When it came down to it, what made or broke these couples up really did end up being superficial, no matter how much the contestants denied that fact or justified it with the "absence of physical chemistry" or the "not my type" argument.

Then I got thinking about clothes, and other ways almost everyone these days manipulates their bodies in some way. I see myself as a fairly non-judgemental person, and yet even I was thinking "hey, you have a bit of a bald patch, so maybe the long ringlets of hair isn't the greatest style for you". The things about one of the girls that bothered my boyfriend was her fake looking eyelashes and the length of her fake nails. I mean, these are things that can so easily be changed or manipulated - nails, hairstyles, body shapes, clothes, jewellery, body hair, tattoos, makeup...  essentially all things which can be grouped into the genre of "fashion".

When one person on the show essentially was very attracted to another person and all that was broken over something as small as long hair and glasses, you have to wonder what have our standards of appreciating a fellow human being become?

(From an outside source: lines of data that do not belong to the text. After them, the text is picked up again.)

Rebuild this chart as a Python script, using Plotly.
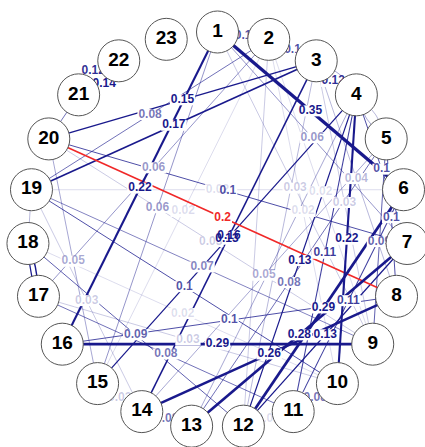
import numpy as np
import plotly.graph_objects as go

# ---------------- data ----------------
node_labels = [str(i) for i in range(1, 24)]

edge_from = [1, 1, 20, 16, 12, 13, 14, 4, 19, 20, 3, 4, 4, 7, 4, 6, 19, 20, 16, 5, 4, 5,
             18, 17, 19, 5, 19, 1, 17, 1, 20, 5, 3, 1, 3, 19, 17, 20, 2, 2, 2, 19, 18,
             1, 2, 3, 4, 4, 5, 17, 18, 21, 22, 20, 18, 10, 11, 13, 14, 3, 2, 4]
edge_to = [6, 16, 8, 9, 6, 7, 8, 10, 3, 3, 14, 15, 12, 12, 11, 11, 10, 7, 8, 8, 7, 9,
           12, 11, 2, 13, 9, 7, 2, 15, 15, 14, 8, 9, 9, 14, 10, 9, 9, 10, 15, 6, 10,
           2, 3, 4, 3, 5, 4, 18, 17, 22, 21, 21, 19, 11, 12, 14, 15, 12, 12, 13]
edge_weight = [0.35, 0.22, -0.20, 0.29, 0.29, 0.28, 0.26, 0.22, 0.17, 0.15, 0.16, 0.13, 0.13,
               0.13, 0.11, 0.11, 0.10, 0.10, 0.10, 0.10, 0.10, 0.09, 0.09, 0.08, 0.08, 0.08,
               0.07, 0.06, 0.06, 0.06, 0.05, 0.05, 0.04, 0.03, 0.03, 0.03, 0.03, 0.03, 0.02,
               0.02, 0.02, 0.02, 0.02, 0.10, 0.10, 0.12, 0.05, 0.05, 0.04, 0.15, 0.13, 0.14,
               0.12, 0.08, 0.04, 0.08, 0.02, 0.08, 0.03, 0.04, 0.03, 0.05]
edge_curve = [0, 0, 0, 0, 0, 0, 0, 0, 0, 0, 0, 0, 0, 0, 0, 0, 0, 0, 0, 0, 0, 0, 0, 0, 0, 0,
              0, 0, 0, 0, 0, 0, 0, 0, 0, 0, 0, 0, 0, 0, 0, 0, 0, 0, 0, 0.18, 0.18, 0.18,
              0.18, 0.1, 0.1, 0.32, 0.32, 0, 0, 0, 0, 0, 0, 0, 0, 0]
edge_label_on = [1] * 46 + [0, 0, 0, 0, 0, 1, 1, 0, 0, 1, 1, 1, 1, 0, 0, 0]

# ---------------- layout geometry (circle layout) ----------------
W, H = 425, 447
CX, CY, RX, RY = 217.5, 230.0, 190.0, 198.0
n = len(node_labels)
ang = np.deg2rad(90 - np.arange(n) * 360.0 / n)
nx = CX + RX * np.cos(ang)
ny = CY - RY * np.sin(ang)

POS = (25, 25, 140)
NEG = (240, 40, 40)


def style(w):
    a = abs(w)
    if w < 0:
        return NEG, 1.0, max(1.0, a * 8.0)
    alpha = float(np.clip(a / 0.13, 0.13, 1.0))
    return POS, alpha, max(1.0, a * 9.5)


def fmt(w):
    return f"{abs(w):.2f}".rstrip("0").rstrip(".")


def text_width(s, size=12):
    return sum(0.278 * size if c == "." else 0.556 * size for c in s)


fig = go.Figure()

lab_x, lab_y, lab_t, lab_c = [], [], [], []
bg_x, bg_y = [], []

order = np.argsort([abs(w) for w in edge_weight], kind="stable")
for i in order:
    a, b, w, cv = edge_from[i] - 1, edge_to[i] - 1, edge_weight[i], edge_curve[i]
    x0, y0, x1, y1 = nx[a], ny[a], nx[b], ny[b]
    dx, dy = x1 - x0, y1 - y0
    L = np.hypot(dx, dy)
    mx, my = (x0 + x1) / 2, (y0 + y1) / 2
    cx_, cy_ = mx + cv * L * (-dy / L), my + cv * L * (dx / L)
    t = np.linspace(0, 1, 25)
    px = (1 - t) ** 2 * x0 + 2 * (1 - t) * t * cx_ + t ** 2 * x1
    py = (1 - t) ** 2 * y0 + 2 * (1 - t) * t * cy_ + t ** 2 * y1
    rgb, alpha, width = style(w)
    col = f"rgba({rgb[0]},{rgb[1]},{rgb[2]},{alpha:.3f})"
    fig.add_trace(go.Scatter(x=px, y=py, mode="lines",
                             line=dict(color=col, width=width),
                             hoverinfo="skip", showlegend=False))
    if not edge_label_on[i]:
        continue
    lx = 0.25 * x0 + 0.5 * cx_ + 0.25 * x1
    ly = 0.25 * y0 + 0.5 * cy_ + 0.25 * y1
    s = fmt(w)
    lab_x.append(lx); lab_y.append(ly); lab_t.append(s); lab_c.append(col)
    tw = text_width(s) + 2
    bg_x += [lx - tw / 2, lx + tw / 2, None]
    bg_y += [ly, ly, None]

fig.add_trace(go.Scatter(x=bg_x, y=bg_y, mode="lines",
                         line=dict(color="white", width=11),
                         hoverinfo="skip", showlegend=False))
fig.add_trace(go.Scatter(x=lab_x, y=lab_y, mode="text", text=lab_t,
                         textposition="middle center",
                         textfont=dict(family="Liberation Sans", size=12,
                                       color=lab_c, weight="bold"),
                         hoverinfo="skip", showlegend=False))
fig.add_trace(go.Scatter(x=nx, y=ny, mode="markers+text", text=node_labels,
                         textposition="middle center",
                         marker=dict(size=42, color="white",
                                     line=dict(color="#555555", width=1)),
                         textfont=dict(family="Liberation Sans", size=19,
                                       color="black", weight="bold"),
                         hoverinfo="skip", showlegend=False))

fig.update_layout(
    width=W, height=H,
    margin=dict(l=0, r=0, t=0, b=0),
    paper_bgcolor="white", plot_bgcolor="white",
    xaxis=dict(range=[0, W], visible=False, fixedrange=True),
    yaxis=dict(range=[H, 0], visible=False, fixedrange=True),
)

fig.write_html("out.html")
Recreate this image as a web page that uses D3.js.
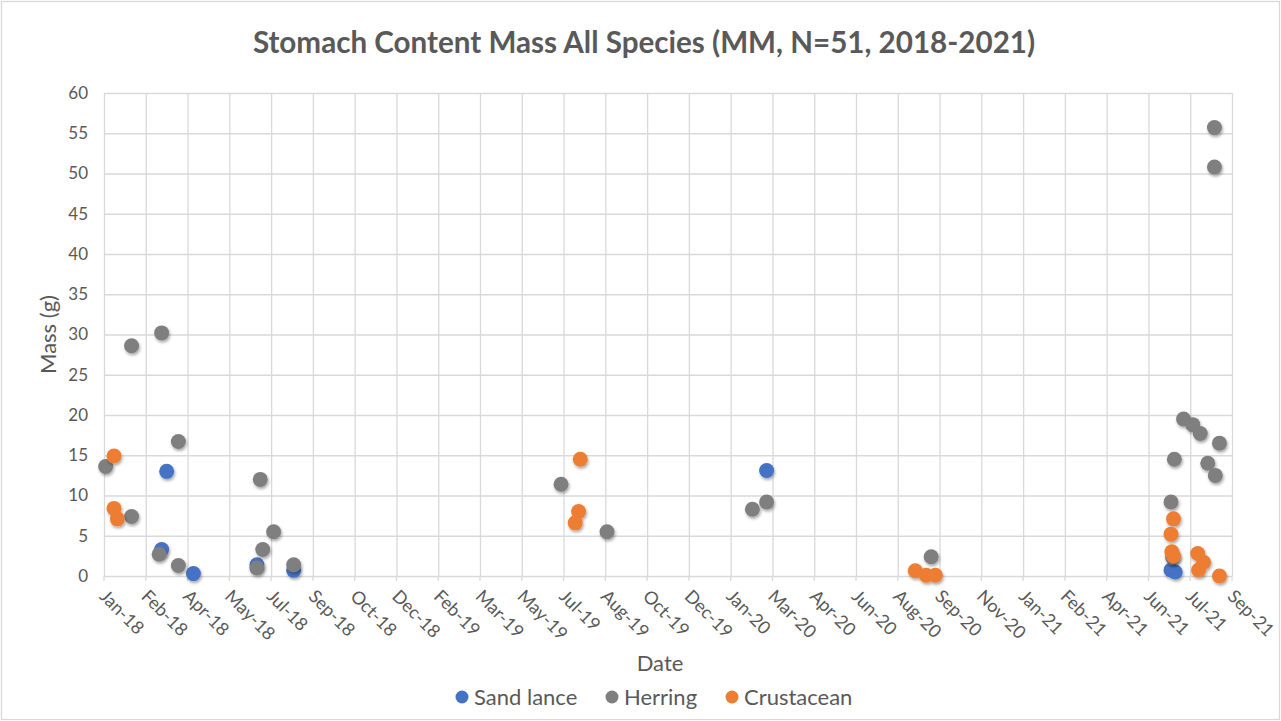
<!DOCTYPE html>
<html>
<head>
<meta charset="utf-8">
<script src="https://cdn.jsdelivr.net/npm/d3@7/dist/d3.min.js"></script>
<style>
  html, body { margin: 0; padding: 0; background: #ffffff; }
  svg { display: block; font-family: Lato, 'Open Sans', sans-serif; }
</style>
</head>
<body>
<div id="chart"></div>
<script>
// Stomach content mass scatter
const title = 'Stomach Content Mass All Species (MM, N=51, 2018-2021)'
const seriesNames = ['Sand lance', 'Herring', 'Crustacean']
const seriesColors = ['#4472C4', '#7F7F7F', '#ED7D31']

const sandLance = [
  ['2018-03-17', 13.0], ['2018-03-11', 3.3], ['2018-04-18', 0.3],
  ['2018-07-03', 1.4], ['2018-08-16', 0.7], ['2020-03-04', 13.1],
  ['2021-07-01', 0.75], ['2021-07-06', 0.5]
]

const herring = [
  ['2018-01-03', 13.6], ['2018-02-03', 28.6], ['2018-02-03', 7.4],
  ['2018-03-11', 30.2], ['2018-03-08', 2.7], ['2018-03-31', 16.7],
  ['2018-03-31', 1.3], ['2018-07-07', 12.0], ['2018-07-03', 1.0],
  ['2018-07-10', 3.3], ['2018-07-23', 5.5], ['2018-08-16', 1.4],
  ['2019-07-02', 11.4], ['2019-08-26', 5.5], ['2020-03-04', 9.2],
  ['2020-02-16', 8.3], ['2020-09-17', 2.4], ['2021-07-16', 19.5],
  ['2021-07-27', 18.8], ['2021-08-05', 17.7], ['2021-08-28', 16.5],
  ['2021-07-05', 14.5], ['2021-08-14', 14.0], ['2021-08-23', 12.5],
  ['2021-07-01', 9.2], ['2021-07-03', 2.3], ['2021-08-22', 55.7],
  ['2021-08-22', 50.8]
]

const crustacean = [
  ['2018-01-13', 14.9], ['2018-01-13', 8.4], ['2018-01-17', 7.1],
  ['2019-07-25', 14.5], ['2019-07-23', 8.0], ['2019-07-19', 6.6],
  ['2020-08-29', 0.66], ['2020-09-11', 0.1], ['2020-09-22', 0.1],
  ['2021-07-04', 7.1], ['2021-07-01', 5.2], ['2021-07-02', 3.0],
  ['2021-07-04', 2.5], ['2021-08-02', 2.8], ['2021-08-09', 1.7],
  ['2021-08-03', 0.75], ['2021-08-28', 0.0]
]

// axis: Excel date axis, Jan-18 start, major unit 50 days, 27 steps
const xStart = '2018-01-01'
const xStepDays = 50
const xSteps = 27
const yTicks = [0, 5, 10, 15, 20, 25, 30, 35, 40, 45, 50, 55, 60]

const W = 1281, H = 721
const margin = { top: 93, right: 49, bottom: 145, left: 104 }
const innerW = W - margin.left - margin.right
const innerH = H - margin.top - margin.bottom
const textColor = '#595959'
const gridColor = '#d9d9d9'

const parse = d3.utcParse('%Y-%m-%d')
const fmt = d3.utcFormat('%b-%y')
const t0 = parse(xStart)
const xTickDates = d3.range(0, xSteps + 1).map(i => d3.utcDay.offset(t0, i * xStepDays))

const x = d3.scaleUtc().domain([t0, xTickDates[xTickDates.length - 1]]).range([0, innerW])
const y = d3.scaleLinear().domain([0, 60]).range([innerH, 0])

const svg = d3.select('#chart').append('svg').attr('width', W).attr('height', H)

const defs = svg.append('defs')
const shadow = defs.append('filter').attr('id', 'shadow')
  .attr('x', '-50%').attr('y', '-50%').attr('width', '200%').attr('height', '200%')
shadow.append('feDropShadow').attr('dx', 1).attr('dy', 2).attr('stdDeviation', 1.6)
  .attr('flood-color', '#000').attr('flood-opacity', 0.35)

// chart area border
svg.append('rect').attr('x', 1.5).attr('y', 1.5).attr('width', W - 3).attr('height', H - 3)
  .attr('fill', '#fff').attr('stroke', gridColor).attr('stroke-width', 1.3)

svg.append('text')
  .attr('x', 644).attr('y', 53)
  .attr('text-anchor', 'middle')
  .attr('font-size', 29.6).attr('font-weight', 700)
  .attr('fill', textColor)
  .text(title)

const g = svg.append('g').attr('transform', `translate(${margin.left},${margin.top})`)

// horizontal gridlines + y labels
const yAxis = d3.axisLeft(y).tickValues(yTicks).tickSize(-innerW).tickPadding(16)
const gy = g.append('g').call(yAxis)
gy.select('.domain').remove()
gy.selectAll('line').attr('stroke', gridColor).attr('stroke-width', 1.3)
gy.selectAll('text').attr('fill', textColor).attr('font-size', 17)
  .attr('font-family', 'Lato, sans-serif')

// vertical gridlines
const xAxis = d3.axisBottom(x).tickValues(xTickDates).tickSize(-innerH).tickFormat('')
const gx = g.append('g').attr('transform', `translate(0,${innerH})`).call(xAxis)
gx.select('.domain').remove()
gx.selectAll('line').attr('stroke', gridColor).attr('stroke-width', 1.3)

// small tick marks below the axis
g.append('g').selectAll('line').data(xTickDates).join('line')
  .attr('x1', d => x(d)).attr('x2', d => x(d))
  .attr('y1', innerH).attr('y2', innerH + 5)
  .attr('stroke', gridColor).attr('stroke-width', 1.3)

// rotated date labels
g.append('g').selectAll('text').data(xTickDates).join('text')
  .attr('transform', d => `translate(${x(d) - 1},${innerH + 17}) rotate(45)`)
  .attr('dy', '0.35em')
  .attr('font-size', 18)
  .attr('fill', textColor)
  .text(d => fmt(d))

// axis titles
svg.append('text')
  .attr('transform', `translate(56,${margin.top + innerH / 2}) rotate(-90)`)
  .attr('text-anchor', 'middle')
  .attr('font-size', 22).attr('fill', textColor)
  .text('Mass (g)')

svg.append('text')
  .attr('x', 660).attr('y', 671)
  .attr('text-anchor', 'middle')
  .attr('font-size', 22).attr('fill', textColor)
  .text('Date')

// points, drawn in series order
const allSeries = [sandLance, herring, crustacean]
allSeries.forEach((rows, i) => {
  g.append('g').attr('filter', 'url(#shadow)')
    .selectAll('circle').data(rows).join('circle')
    .attr('cx', d => x(parse(d[0])))
    .attr('cy', d => y(d[1]))
    .attr('r', 7.5)
    .attr('fill', seriesColors[i])
})

// legend
const legendX = [462, 612, 732]
const legend = svg.append('g')
seriesNames.forEach((name, i) => {
  legend.append('circle')
    .attr('cx', legendX[i]).attr('cy', 697).attr('r', 6.5)
    .attr('fill', seriesColors[i])
  legend.append('text')
    .attr('x', legendX[i] + 12).attr('y', 705)
    .attr('font-size', 22).attr('fill', textColor)
    .text(name)
})
</script>
</body>
</html>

Obviously unless you're on a reality TV show, sight is our first and therefore default way of sizing up another person. But if we're really letting small things that can easily be changed stand in the way of the possibility of happiness, love, etc etc... it makes you wonder what you're missing.

Maybe it just comes down to exactly how much that girl was attached to her fake nails and eyelashes.

So is this kind of fashion helping us see people, or blinding us?